Un jour, un Chien, un fier menteur,
Mauvais, rusé, trompeur, tricheur,
Fit assigner une Brebis:
En justice il la traduisit
Pour, disait-il, avoir gardé
Un pain qu’il lui aurait prêté.
La Brebis, elle, niait tout,
Ne lui devant ni pain ni sou.
Le juge demanda au Chien
S’il pouvait produire un témoin,
Il lui dit qu’il en avait deux -
Le Milan et le Loup: c’est mieux…
Les voilà tous deux amenés,
Prêtant serment, ils ont juré
Que le Chien parlait sans mentir.
Savez-vous pourquoi ils le firent ?
Dans l’espoir d’être bien servis
Si la Brebis perdait la vie.
Le juge, ainsi donc, demanda
A la Brebis qu’il convoqua
Pourquoi elle avait contesté
Qu’un pain lui eût été prêté :
Il n’était plus temps de mentir
Mais de rendre ou s’attendre au pire.
Pour rendre, n’ayant rien à rendre,
La Brebis dut sa laine vendre.
Il faisait froid : elle en est morte.
Le Chien s’en vient, sa laine emporte.
Vient le Milan, il veut sa part,
Puis vient le Loup, un peu plus tard:
La Brebis est mise en quartiers
Et chacun s’en prend sa moitié.
Ainsi a fini la Brebis:
Par son seigneur perdue, trahie.
Cet exemple entend nous montrer
(Et bien des cas puis-je en donner)
Comment par ruse et artifice
On traîne les pauvres en justice.
On fait venir de faux témoins
Qui sur les pauvres se paient bien.
Le malheur d’autrui, peu leur chaut :
Chacun a sa part du gâteau.
Le poème que l’on a coutume d’appeler « Le Chien et la Brebis » est l’œuvre de Marie de France, qui vécut dans la seconde moitié du 12ème siècle et au début du 13ème siècle.
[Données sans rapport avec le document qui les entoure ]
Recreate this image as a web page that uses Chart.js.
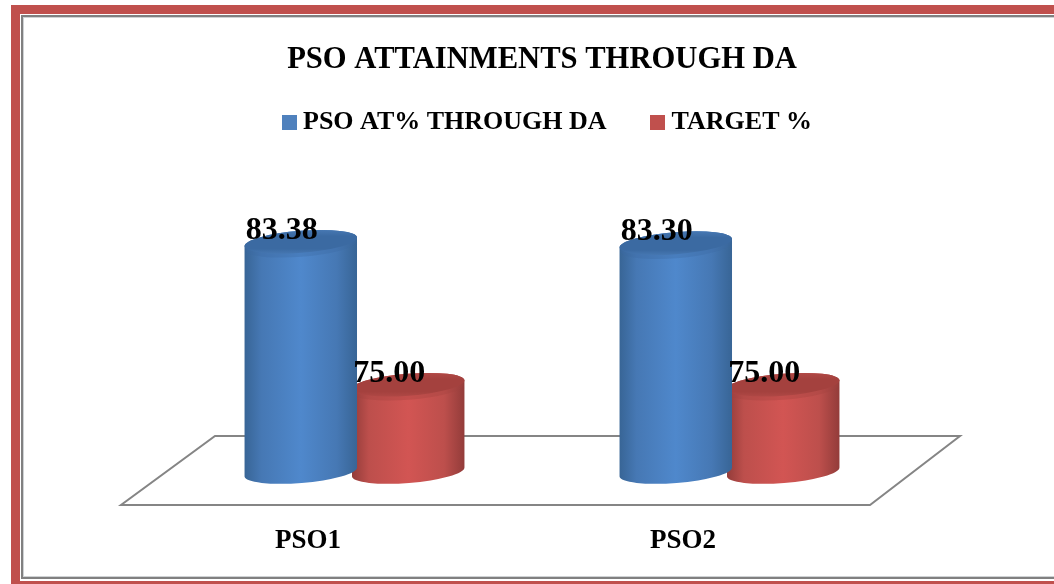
<!DOCTYPE html>
<html>
<head>
<meta charset="utf-8">
<script src="https://cdn.jsdelivr.net/npm/chart.js@4"></script>
<style>
    html, body { margin: 0; padding: 0; background: #fff; overflow: hidden; }
    #page { position: relative; width: 1054px; height: 584px; overflow: hidden; }
    #frame_red { position: absolute; left: 11px; top: 5px; width: 1200px; height: 567px; border: 9px solid #C0504D; }
    #frame_grey { position: absolute; left: 21px; top: 15px; width: 1200px; height: 560px; border: 2px solid #808080; box-shadow: inset 0 0 0 1px #cfd2d4; }
    #chart_canvas { position: absolute; left: 0; top: 0; }
</style>
</head>
<body>
<div id="page">
    <div id="frame_red"></div>
    <div id="frame_grey"></div>
    <canvas id="chart_canvas" width="1054" height="584"></canvas>
</div>
<script>
const categories = ['PSO1', 'PSO2'];
const attainment = [83.38, 83.30];
const target = [75.00, 75.00];
const seriesNames = ['PSO AT% THROUGH DA', 'TARGET %'];
const chartTitle = 'PSO ATTAINMENTS THROUGH DA';
const axisMin = 70;
const axisMax = 87.9;

const serifFont = '"Liberation Serif", serif';
const blue = { main: '#4678b4', light: '#4f88cc', dark: '#386596', top: '#3b6aa2', rim: '#4a7cb8' };
const red = { main: '#bd4f4c', light: '#d25553', dark: '#933c3a', top: '#a4413e', rim: '#b54b48' };
const palette = [blue, red];

// legend square, drawn from a small canvas so the text can sit close to it
function swatch(color) {
    const c = document.createElement('canvas');
    c.width = 15;
    c.height = 15;
    const g = c.getContext('2d');
    g.fillStyle = color;
    g.fillRect(0, 0, 15, 15);
    return c;
}

function drawCylinder(ctx, el, colors) {
    const rx = el.width / 2;
    const ry = 11;
    const tilt = -4.5 * Math.PI / 180;
    const dx = rx * Math.cos(tilt);
    const dy = rx * Math.sin(tilt);
    const topY = el.y;
    const baseY = el.base + 2;

    const body = ctx.createLinearGradient(el.x - dx, 0, el.x + dx, 0);
    body.addColorStop(0, colors.dark);
    body.addColorStop(0.15, colors.main);
    body.addColorStop(0.5, colors.light);
    body.addColorStop(0.82, colors.main);
    body.addColorStop(1, colors.dark);

    ctx.save();
    ctx.beginPath();
    ctx.moveTo(el.x - dx, topY - dy);
    ctx.lineTo(el.x - dx, baseY - dy);
    ctx.ellipse(el.x, baseY, rx, ry, tilt, Math.PI, 0, true);
    ctx.lineTo(el.x + dx, topY + dy);
    ctx.ellipse(el.x, topY, rx, ry, tilt, 0, Math.PI, true);
    ctx.closePath();
    ctx.fillStyle = body;
    ctx.fill();

    // soft edge under the top face
    ctx.globalAlpha = 0.35;
    ctx.beginPath();
    ctx.ellipse(el.x, topY + 4, rx - 1, ry, tilt, 0, Math.PI * 2);
    ctx.fillStyle = colors.top;
    ctx.fill();
    ctx.globalAlpha = 1;

    const face = ctx.createLinearGradient(0, topY - ry - 3, 0, topY + ry + 3);
    face.addColorStop(0, colors.rim);
    face.addColorStop(0.3, colors.top);
    face.addColorStop(0.75, colors.top);
    face.addColorStop(1, colors.rim);
    ctx.beginPath();
    ctx.ellipse(el.x, topY, rx, ry, tilt, 0, Math.PI * 2);
    ctx.fillStyle = face;
    ctx.fill();
    ctx.restore();
}

const cylinderPlugin = {
    id: 'cylinders',
    afterLayout(chart) {
        // the legend sits a bit right of and above where the layout puts it
        const legend = chart.legend;
        legend.left += 8;
        legend.right += 8;
        legend.top -= 19.5;
        legend.bottom -= 19.5;
    },
    beforeDatasetsDraw(chart) {
        const { ctx, chartArea } = chart;
        ctx.save();
        ctx.strokeStyle = '#858585';
        ctx.lineWidth = 2;
        ctx.lineJoin = 'miter';
        ctx.beginPath();
        ctx.moveTo(chartArea.left - 46, chartArea.bottom + 35);
        ctx.lineTo(chartArea.right - 47, chartArea.bottom + 35);
        ctx.lineTo(chartArea.right + 43, chartArea.bottom - 34);
        ctx.lineTo(chartArea.left + 48, chartArea.bottom - 34);
        ctx.closePath();
        ctx.stroke();
        ctx.restore();
    },
    beforeDatasetDraw(chart, args) {
        args.meta.data.forEach(el => drawCylinder(chart.ctx, el, palette[args.index]));
        return false;
    },
    afterDatasetsDraw(chart) {
        const ctx = chart.ctx;
        ctx.save();
        ctx.font = 'bold 32px ' + serifFont;
        ctx.fillStyle = '#000';
        ctx.textAlign = 'center';
        ctx.textBaseline = 'middle';
        chart.data.datasets.forEach((ds, i) => {
            chart.getDatasetMeta(i).data.forEach((el, j) => {
                ctx.fillText(ds.data[j].toFixed(2), el.x - 19, el.y - 11);
            });
        });
        ctx.restore();
    }
};

function loaded() {
    new Chart(document.getElementById('chart_canvas'), {
        type: 'bar',
        data: {
            labels: categories,
            datasets: [
                { label: seriesNames[0], data: attainment, base: axisMin, backgroundColor: '#4F81BD' },
                { label: seriesNames[1], data: target, base: axisMin, backgroundColor: '#C0504D' }
            ]
        },
        options: {
            responsive: false,
            animation: false,
            categoryPercentage: 0.573,
            barPercentage: 1.05,
            layout: { padding: { left: 167, right: 137, top: 42, bottom: 28 } },
            scales: {
                y: { display: false, min: axisMin, max: axisMax },
                x: {
                    afterFit(scale) {
                        scale.height = 86;
                    },
                    grid: { display: false },
                    border: { display: false },
                    ticks: {
                        color: '#000',
                        padding: 47,
                        labelOffset: -46.5,
                        maxRotation: 0,
                        font: { family: serifFont, size: 27, weight: 'bold' }
                    }
                }
            },
            plugins: {
                title: {
                    display: true,
                    text: chartTitle,
                    color: '#000',
                    padding: 0,
                    font: { family: serifFont, size: 30.6, weight: 'bold' }
                },
                legend: {
                    display: true,
                    position: 'top',
                    labels: {
                        color: '#000',
                        padding: 50,
                        usePointStyle: true,
                        boxHeight: 15,
                        pointStyleWidth: 2,
                        font: { family: serifFont, size: 26, weight: 'bold' },
                        generateLabels: chart => chart.data.datasets.map((ds, i) => ({
                            text: ds.label,
                            fontColor: '#000',
                            pointStyle: swatch(ds.backgroundColor),
                            datasetIndex: i
                        }))
                    }
                },
                tooltip: { enabled: false }
            }
        },
        plugins: [cylinderPlugin]
    });
}

loaded();
</script>
</body>
</html>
Les noms de famille n’existant pas à cette époque, il est difficile de retracer l’histoire de cette femme. Dans l’épilogue d’un recueil de ses 104 fables diffusé vers 1175, elle se présente elle-même en ces termes : « Marie ai num si sui de France » (« J’ai pour nom Marie, et je suis de France »).
Toujours est-il qu’elle est surnommée Marie de France depuis au moins la Renaissance, et qu’elle est la première femme de lettres occidentale à écrire en langue vulgaire. Elle est aussi l’autrice du premier recueil de fables en langue française - œuvre qui lors de sa publication ne porte pas de titre, tout comme d’ailleurs les fables qu’elle contient.
Inspirée par une fable du Latin Phèdre (qui naquit vers 14 avant J.-C. et mourut vers 50 après J.-C.) intitulée « La Brebis, le Chien et le Loup », Marie de France s’attèle à développer la trame de cette histoire dans laquelle c’est un chien qui joue le rôle du méchant. Il est opposé à une brebis innocente, et aidé ici dans sa fourberie par deux compères : au loup déjà présent dans la version de Phèdre vient s’ajouter un deuxième carnassier, le milan.
La scène se déroule donc dans un tribunal d’animaux, où un chien malhonnête accuse à tort une brebis de ne pas lui avoir rendu un pain qu’il lui aurait prêté. Alors que celle-ci nie tout en bloc, le juge demande à l’accusateur de faire venir d’éventuels témoins. Bien qu’on leur demande de prêter serment, le milan et le loup mentent alors sans scrupules. L’autrice souligne que leur attitude n’est pas dénuée d’arrière-pensée, et plus précisément qu’elle est motivée par la cupidité : ils espèrent obtenir une part du butin si la brebis perd la vie.
C’est effectivement ce qui se produit, puisque cette dernière est condamnée à rembourser le chien. N’ayant pas d’argent, elle se voit contrainte de vendre sa laine et finit par mourir de froid. Naturellement, les trois compères se partagent le butin, et c’est cette fois-ci sur la trahison du chien de berger que l’écrivaine insiste : « Ainsi a fini la Brebis, / Par son seigneur perdue, trahie ».
Ici, pas de punition divine pour les traîtres et les menteurs : cette fin malheureuse est très différente de celle imaginée par Phèdre. Elle permet à Marie de France de s’insurger dans sa morale contre l’injustice sociale, et plus précisément l’exploitation par les puissants des pauvres, traînés en justice grâce à de faux témoignage et dépouillés de leurs biens. À en croire l’autrice (« Et bien des cas puis-je en donner »), cette pratique était fréquente dans la société féodale française.